» TASK DIRECTIONS
Reproduce all the lines below exactly and omit the images.

» GIVEN DATA

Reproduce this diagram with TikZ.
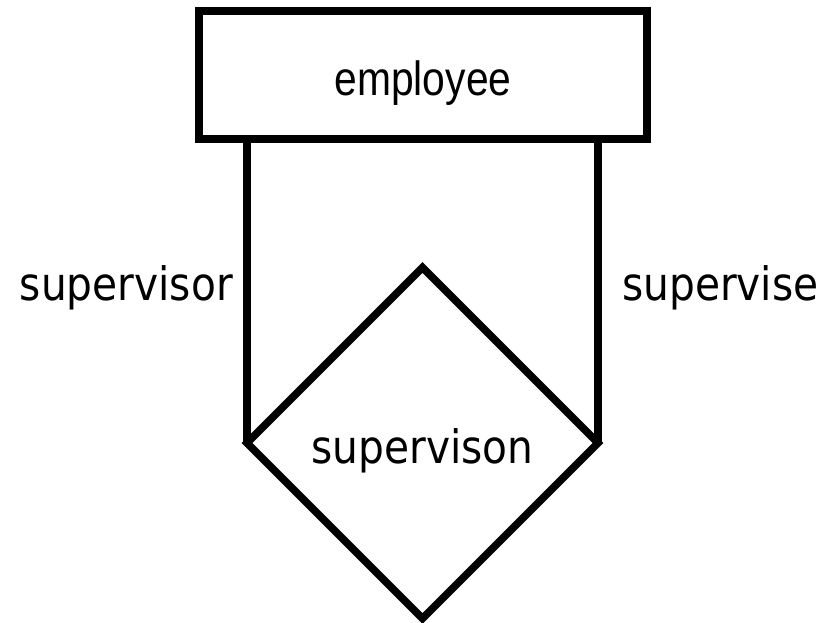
\documentclass[tikz,border=0pt]{standalone}
\usepackage{fontspec}
\setmainfont{Liberation Sans}
\newfontfamily\entityfont{Liberation Sans}[FakeStretch=0.85]
\newfontfamily\rolefont{DejaVu Sans}[FakeStretch=0.885]
\usetikzlibrary{shapes.geometric}
\begin{document}
\begin{tikzpicture}[x=1pt,y=-1pt,
  er/.style={draw=black,line width=7.5pt},
  entitybox/.style={er,rectangle,inner sep=0pt,outer sep=0pt,
    minimum width=448pt,text height=85pt,text depth=43pt,
    font=\entityfont\fontsize{48}{56}\selectfont},
  relbox/.style={er,diamond,aspect=1,inner sep=0pt,outer sep=0pt,
    minimum width=351pt,minimum height=351pt},
  roletext/.style={inner sep=0pt,font=\rolefont\fontsize{46}{54}\selectfont},
  link/.style={line width=7.5pt}]
  \useasboundingbox (0,0) rectangle (825,623);

  % entity and relationship
  \node[entitybox] (emp) at (423,75) {employee};
  \node[relbox] (rel) at (422.5,443) {};
  \node[roletext,anchor=base] (reltext) at (422.5,463) {supervison};

  % the two roles of the recursive relationship
  \draw[link] (rel.west) -- (rel.west |- emp.south);
  \draw[link] (rel.east) -- (rel.east |- emp.south);

  \node[roletext,anchor=base east] (rolea) at (233,300) {supervisor};
  \node[roletext,anchor=base west] (roleb) at (622,300) {supervise};
\end{tikzpicture}
\end{document}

» ANSWER TO THIS PROBLEM
Reproduce this diagram with TikZ.
\documentclass[tikz,border=0pt]{standalone}
\usepackage{fontspec}
\setmainfont{Liberation Sans}
\newfontfamily\entityfont{Liberation Sans}[FakeStretch=0.85]
\newfontfamily\rolefont{DejaVu Sans}[FakeStretch=0.885]
\usetikzlibrary{shapes.geometric}
\begin{document}
\begin{tikzpicture}[x=1pt,y=-1pt,
  er/.style={draw=black,line width=7.5pt},
  entitybox/.style={er,rectangle,inner sep=0pt,outer sep=0pt,
    minimum width=448pt,text height=85pt,text depth=43pt,
    font=\entityfont\fontsize{48}{56}\selectfont},
  relbox/.style={er,diamond,aspect=1,inner sep=0pt,outer sep=0pt,
    minimum width=351pt,minimum height=351pt},
  roletext/.style={inner sep=0pt,font=\rolefont\fontsize{46}{54}\selectfont},
  link/.style={line width=7.5pt}]
  \useasboundingbox (0,0) rectangle (825,623);

  % entity and relationship
  \node[entitybox] (emp) at (423,75) {employee};
  \node[relbox] (rel) at (422.5,443) {};
  \node[roletext,anchor=base] (reltext) at (422.5,463) {supervison};

  % the two roles of the recursive relationship
  \draw[link] (rel.west) -- (rel.west |- emp.south);
  \draw[link] (rel.east) -- (rel.east |- emp.south);

  \node[roletext,anchor=base east] (rolea) at (233,300) {supervisor};
  \node[roletext,anchor=base west] (roleb) at (622,300) {supervise};
\end{tikzpicture}
\end{document}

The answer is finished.